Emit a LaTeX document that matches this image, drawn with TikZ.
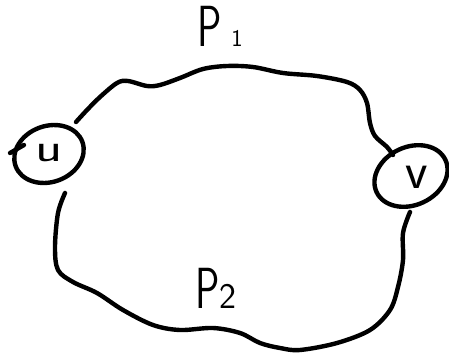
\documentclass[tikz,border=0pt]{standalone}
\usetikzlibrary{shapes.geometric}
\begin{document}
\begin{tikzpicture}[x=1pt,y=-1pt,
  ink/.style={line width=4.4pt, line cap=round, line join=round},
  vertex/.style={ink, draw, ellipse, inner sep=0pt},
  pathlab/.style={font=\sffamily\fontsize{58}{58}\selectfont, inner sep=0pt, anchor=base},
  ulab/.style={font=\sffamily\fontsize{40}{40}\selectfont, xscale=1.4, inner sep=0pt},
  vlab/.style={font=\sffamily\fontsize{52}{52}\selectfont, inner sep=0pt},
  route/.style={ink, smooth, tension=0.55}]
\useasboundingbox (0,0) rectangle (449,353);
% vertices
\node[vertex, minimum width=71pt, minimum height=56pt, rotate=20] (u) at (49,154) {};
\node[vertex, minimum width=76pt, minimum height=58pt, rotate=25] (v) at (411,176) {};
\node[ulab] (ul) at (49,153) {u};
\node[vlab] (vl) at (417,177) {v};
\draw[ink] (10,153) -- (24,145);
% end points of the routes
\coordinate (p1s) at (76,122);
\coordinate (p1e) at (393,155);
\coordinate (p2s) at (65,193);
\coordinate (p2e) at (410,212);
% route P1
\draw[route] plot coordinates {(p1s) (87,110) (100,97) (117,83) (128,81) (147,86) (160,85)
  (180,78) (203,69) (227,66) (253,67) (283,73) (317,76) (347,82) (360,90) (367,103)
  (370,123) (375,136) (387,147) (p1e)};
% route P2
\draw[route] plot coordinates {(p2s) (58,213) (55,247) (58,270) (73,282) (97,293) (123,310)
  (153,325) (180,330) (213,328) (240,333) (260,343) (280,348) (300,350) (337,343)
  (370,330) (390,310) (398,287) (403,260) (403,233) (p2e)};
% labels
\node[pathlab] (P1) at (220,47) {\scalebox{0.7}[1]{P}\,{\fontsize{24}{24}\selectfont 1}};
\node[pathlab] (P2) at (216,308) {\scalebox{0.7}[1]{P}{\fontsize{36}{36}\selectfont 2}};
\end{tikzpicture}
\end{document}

========================================================================

### Exercise details
Give an exact copy of the material, leaving out every picture.

### Final result
Emit a LaTeX document that matches this image, drawn with TikZ.
\documentclass[tikz,border=0pt]{standalone}
\usetikzlibrary{shapes.geometric}
\begin{document}
\begin{tikzpicture}[x=1pt,y=-1pt,
  ink/.style={line width=4.4pt, line cap=round, line join=round},
  vertex/.style={ink, draw, ellipse, inner sep=0pt},
  pathlab/.style={font=\sffamily\fontsize{58}{58}\selectfont, inner sep=0pt, anchor=base},
  ulab/.style={font=\sffamily\fontsize{40}{40}\selectfont, xscale=1.4, inner sep=0pt},
  vlab/.style={font=\sffamily\fontsize{52}{52}\selectfont, inner sep=0pt},
  route/.style={ink, smooth, tension=0.55}]
\useasboundingbox (0,0) rectangle (449,353);
% vertices
\node[vertex, minimum width=71pt, minimum height=56pt, rotate=20] (u) at (49,154) {};
\node[vertex, minimum width=76pt, minimum height=58pt, rotate=25] (v) at (411,176) {};
\node[ulab] (ul) at (49,153) {u};
\node[vlab] (vl) at (417,177) {v};
\draw[ink] (10,153) -- (24,145);
% end points of the routes
\coordinate (p1s) at (76,122);
\coordinate (p1e) at (393,155);
\coordinate (p2s) at (65,193);
\coordinate (p2e) at (410,212);
% route P1
\draw[route] plot coordinates {(p1s) (87,110) (100,97) (117,83) (128,81) (147,86) (160,85)
  (180,78) (203,69) (227,66) (253,67) (283,73) (317,76) (347,82) (360,90) (367,103)
  (370,123) (375,136) (387,147) (p1e)};
% route P2
\draw[route] plot coordinates {(p2s) (58,213) (55,247) (58,270) (73,282) (97,293) (123,310)
  (153,325) (180,330) (213,328) (240,333) (260,343) (280,348) (300,350) (337,343)
  (370,330) (390,310) (398,287) (403,260) (403,233) (p2e)};
% labels
\node[pathlab] (P1) at (220,47) {\scalebox{0.7}[1]{P}\,{\fontsize{24}{24}\selectfont 1}};
\node[pathlab] (P2) at (216,308) {\scalebox{0.7}[1]{P}{\fontsize{36}{36}\selectfont 2}};
\end{tikzpicture}
\end{document}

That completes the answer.